Student bookshelf by Aurelia Paul: dreams in The Sarashina Diary

Aurelia Paul is a senior year student at Boston University, studying comparative literature and Chinese. In her fortnightly column, Student bookshelf, she shares responses to texts she's reading in her classes.

Here she discusses The Sarashina Diary, a memoir written by Lady Sarashina, the daughter of Sugawara no Takasue, a lady-in-waiting of Heian-period Japan - the Heian period was from 794 to 1185.

Lady Sarashina kept a diary to mark her bold 11th-century journey from the east of Japan to the capital. She continued writing for 40 more years. Her work stands out for its descriptions of her travels and pilgrimages, and is unique in the literature of the period, as well as one of the first in the genre of travel writing.

In many ways, Lady Sarashina seems modern. She married only at the late age of thirty-three and identified herself as a reader and writer more than as a wife and mother. Enthralled by romantic fiction, she wrote extensively about the disillusioning blows that reality can deal to fantasy.  She also recorded her dreams...

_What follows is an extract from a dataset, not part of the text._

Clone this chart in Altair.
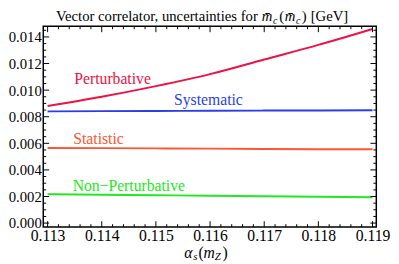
import altair as alt
import pandas as pd
import numpy as np

# ---- data ----
alpha_s = [0.113, 0.114, 0.115, 0.116, 0.117, 0.118, 0.119]
perturbative = [0.00880, 0.00950, 0.01030, 0.01120, 0.01230, 0.01340, 0.01460]
systematic = [0.00840, 0.00842, 0.00843, 0.00845, 0.00846, 0.00847, 0.00848]
statistic = [0.00565, 0.00564, 0.00562, 0.00560, 0.00558, 0.00556, 0.00556]
non_perturbative = [0.00218, 0.00214, 0.00210, 0.00206, 0.00202, 0.00198, 0.00195]

series_names = ["Perturbative", "Systematic", "Statistic", "Non\u2212Perturbative"]
series_colors = ["#EE1144", "#2A3FE8", "#FF5533", "#22E822"]

label_x = [0.11420, 0.11597, 0.11394, 0.11450]
label_y = [0.01081, 0.00922, 0.00634, 0.00277]

x_major = [0.113, 0.114, 0.115, 0.116, 0.117, 0.118, 0.119]
y_major = [0.000, 0.002, 0.004, 0.006, 0.008, 0.010, 0.012, 0.014]

W, H = 340, 205
FONT = "Liberation Serif"

rows = []
for name, vals in zip(series_names, [perturbative, systematic, statistic, non_perturbative]):
    for a, v in zip(alpha_s, vals):
        rows.append({"a": a, "v": v, "s": name})
df = pd.DataFrame(rows)

xs = alt.Scale(domain=[0.11292, 0.11907], nice=False, zero=False)
ys = alt.Scale(domain=[-0.0003, 0.0148], nice=False, zero=False)
cs = alt.Scale(domain=series_names, range=series_colors)

xaxis = alt.Axis(values=x_major, format=".3f", title=None, ticks=False, grid=False,
                 domain=False, labelFont=FONT, labelFontSize=16, labelColor="black",
                 labelPadding=1, labelFlush=False, labelOverlap=False, labelBound=False)
yaxis = alt.Axis(values=y_major, format=".3f", title=None, ticks=False, grid=False,
                 domain=False, labelFont=FONT, labelFontSize=15, labelColor="black",
                 labelPadding=2, labelFlush=False, labelOverlap=False, labelBound=False)

lines = alt.Chart(df).mark_line(strokeWidth=2, interpolate="monotone").encode(
    x=alt.X("a:Q", scale=xs, axis=xaxis),
    y=alt.Y("v:Q", scale=ys, axis=yaxis),
    color=alt.Color("s:N", scale=cs, legend=None),
)

labels_df = pd.DataFrame({"s": series_names, "x": label_x, "y": label_y})
labels = alt.Chart(labels_df).mark_text(font=FONT, fontSize=16, baseline="middle", align="center").encode(
    x=alt.X("x:Q", scale=xs, axis=xaxis),
    y=alt.Y("y:Q", scale=ys, axis=yaxis),
    text="s:N",
    color=alt.Color("s:N", scale=cs, legend=None),
)

# ---- inward frame ticks ----
x_minor = [t for t in np.round(np.arange(0.1130, 0.11901, 0.0002), 5) if round(t, 4) not in x_major]
y_minor = [t for t in np.round(np.arange(0.0, 0.01451, 0.0005), 5) if round(t, 4) not in y_major]

def xticks(vals, length):
    d = pd.DataFrame({"t": vals})
    base = alt.Chart(d).mark_rule(color="black", strokeWidth=1)
    bot = base.encode(x=alt.X("t:Q", scale=xs, axis=xaxis), y=alt.value(H), y2=alt.value(H - length))
    top = base.encode(x=alt.X("t:Q", scale=xs, axis=xaxis), y=alt.value(0), y2=alt.value(length))
    return [bot, top]

def yticks(vals, length):
    d = pd.DataFrame({"t": vals})
    base = alt.Chart(d).mark_rule(color="black", strokeWidth=1)
    left = base.encode(y=alt.Y("t:Q", scale=ys, axis=yaxis), x=alt.value(0), x2=alt.value(length))
    right = base.encode(y=alt.Y("t:Q", scale=ys, axis=yaxis), x=alt.value(W - length), x2=alt.value(W))
    return [left, right]

tick_layers = xticks(x_major, 6) + xticks(x_minor, 3) + yticks(y_major, 6) + yticks(y_minor, 3)

# ---- composed title and x-axis title ----
one = alt.Data(values=[{}])

def txt(s, x, y, size=15, italic=False, align="left"):
    return alt.Chart(one).mark_text(
        text=s, font=FONT, fontSize=size, fontStyle="italic" if italic else "normal",
        align=align, baseline="alphabetic", color="black"
    ).encode(x=alt.value(x), y=alt.value(y))

TY = -5
title_parts = [
    txt("Vector correlator, uncertainties for", 219, TY, align="right"),
    txt("m\u0304", 223, TY, italic=True),
    txt("c", 234.5, TY + 3, size=10, italic=True),
    txt("(", 241, TY),
    txt("m\u0304", 246.5, TY, italic=True),
    txt("c", 258, TY + 3, size=10, italic=True),
    txt(")", 264, TY),
    txt("[GeV]", 273, TY),
]

XY = 237
xtitle_parts = [
    txt("\u03b1", 144, XY, size=16, italic=True),
    txt("s", 153, XY + 2, size=11, italic=True),
    txt("(", 158.5, XY, size=16),
    txt("m", 163.5, XY, size=16, italic=True),
    txt("Z", 175, XY + 2, size=11, italic=True),
    txt(")", 183, XY, size=16),
]

chart = alt.layer(lines, labels, *tick_layers, *title_parts, *xtitle_parts).properties(
    width=W, height=H,
    autosize=alt.AutoSizeParams(type="none"),
    padding={"left": 36, "top": 16, "right": 15, "bottom": 35},
).configure_view(stroke="black", strokeWidth=1.5)

chart.save("out.html", embed_options={"renderer": "svg", "actions": False})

It was impossible to ignore the dreams that the Daughter of Takasue writes about in Sarashina Diary. These dreams include those of various different types of people who offer the protagonist mysterious advice. She dreams three times of monks, twice of noble women, and once of the Buddha. She also says that ‘a person’, speaks to her in three instances, and I suppose this means that either she does not recognize this person or that they are not visible for some reason. She also tells us of her sister’s dream, in which a cat speaks and says: “I am the daughter of the major counselor who has been reborn like this.” This dream has a large impact on hers and her sister's lives because afterwards they truly believe that the cat is that reincarnated daughter.  In general, the protagonist's dreams seem to function as warnings, instructions, or revelations of fate. There is also an obvious religious element to the dreams, and at least once the protagonist feels the need to devote herself to religious worship after waking from a dream. Dreams can bring hope or despair, depending on the author’s judgment of their meaning. For example, in one dream, she is told that she will ‘live at the imperial palace’. This puts her in a good mood and increases her religious zeal.

I was surprised at the importance that the author places on her dreams because few other authors in Heian Japan appear to have done so. The Pillow Book, a book of observations and musings recorded by Sei Shōnagon during her time as lady-in-waiting to Empress Consort Teishi during the 990s and early 1000s, is perhaps the most similar, yet there are far fewer references to dreams in that.

Details
The Sarashina Diary is available in various editions, in various formats.